Problems and research performed

TC2 was defined so as to simulate an intermediate scale in-situ heating test of a host rock at the Fanay-Augères test site, France, with coupled thermo-mechanical processes, for the unsaturated in-situ condition and small permeability of the fractures. The objective was to develop validating the abilities of numerical modeling to simulate 3D fractured rocks under combined heating and mechanical loading/unloading conditions. Figure 6 shown the layout of the test site geometry (Fig. 6a), locations for installing extensometers for monitoring the displacement field (Fig. 6b), and the results of evolutions of normal displacements at an extensometer borehole EF2 (Fig. 6c).

Three teams participated in TC2, using different numerical methods and computer codes: INERIS (supported by ANDRA, using code 3DEC of DEM), ENSMP (supported by IPSN, using code VIPLEF (with different elements (4-noded and 10-noded) of FEM), and CLAY (supported by SKB, using code ABAQUS of FEM) and all models were set-up in 3D, concerning coupled TM processes.

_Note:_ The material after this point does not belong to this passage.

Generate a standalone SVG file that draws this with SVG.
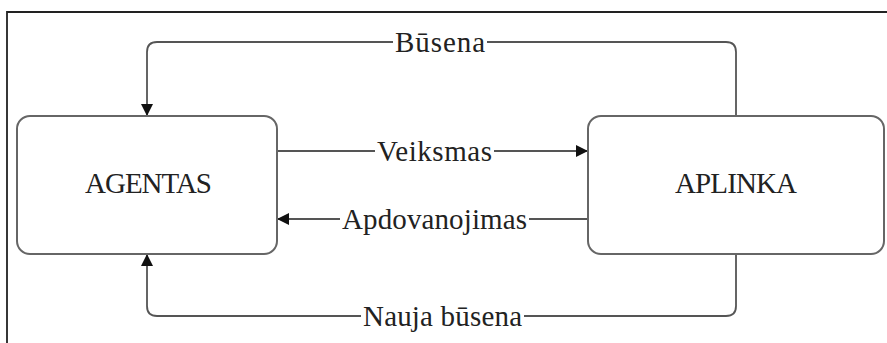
<svg xmlns="http://www.w3.org/2000/svg" width="887" height="343" viewBox="0 0 887 343">
<style>
.box{fill:#fff;stroke:#666;stroke-width:2}
.edge{fill:none;stroke:#555;stroke-width:1.8}
.frame{fill:none;stroke:#222;stroke-width:1.8}
.t{font-family:"Liberation Serif","DejaVu Serif",serif;font-size:29px;fill:#222}
</style>
<defs>
<marker id="arr" markerUnits="userSpaceOnUse" markerWidth="12" markerHeight="12" refX="12" refY="6" orient="auto">
<path d="M0,0 L12,6 L0,12 z" fill="#111"/>
</marker>
</defs>
<path class="frame" d="M7,343 V12 H887"/>
<g id="connectors">
<path class="edge" d="M736,116 V52 Q736,42 726,42 H487 M393,42 H157 Q147,42 147,52 V116" marker-end="url(#arr)"/>
<path class="edge" d="M277,151 H375 M494,151 H588" marker-end="url(#arr)"/>
<path class="edge" d="M588,219 H529 M340,219 H277" marker-end="url(#arr)"/>
<path class="edge" d="M736,254 V306 Q736,316 726,316 H524 M361,316 H157 Q147,316 147,306 V254" marker-end="url(#arr)"/>
<text class="t" x="440" y="52" text-anchor="middle" font-family="Liberation Serif, serif" textLength="90">Būsena</text>
<text class="t" x="434.5" y="161" text-anchor="middle" font-family="Liberation Serif, serif" textLength="115">Veiksmas</text>
<text class="t" x="434.5" y="229" text-anchor="middle" font-family="Liberation Serif, serif" textLength="185">Apdovanojimas</text>
<text class="t" x="442.5" y="326" text-anchor="middle" font-family="Liberation Serif, serif" textLength="159">Nauja būsena</text>
</g>
<g id="agentas">
<rect class="box" x="17" y="116" width="260" height="138" rx="13"/>
<text class="t" x="148.5" y="193" text-anchor="middle" font-family="Liberation Serif, serif" textLength="127">AGENTAS</text>
</g>
<g id="aplinka">
<rect class="box" x="588" y="116" width="296" height="138" rx="13"/>
<text class="t" x="736" y="193" text-anchor="middle" font-family="Liberation Serif, serif" textLength="122">APLINKA</text>
</g>
</svg>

Main achievements and outstanding issues

It was found that both modeling approaches of the equivalent continuum (FEM models) and the discrete system (DEM model) were able to simulate the coupled TM processes in a fractured rock mass. However, the main difficulty was being able to adequately represent the 3D problem geometry (the mesh generation being a main challenge) and properly developing the constitutive models of the fractures. There were divergent results, such as extension of fractures, which diverged due to the different assumptions and model parameters applied, despite the fact that the calculated temperature field agreed well with measured data, and the predicted floor heaving by the models had a qualitative agreement with the measured data. The results indicated that more comprehensive and reliable constitutive models of rocks incorporating fully coupled THM processes are needed for future research and more improvement of computational capacity for 3D problems at site scales.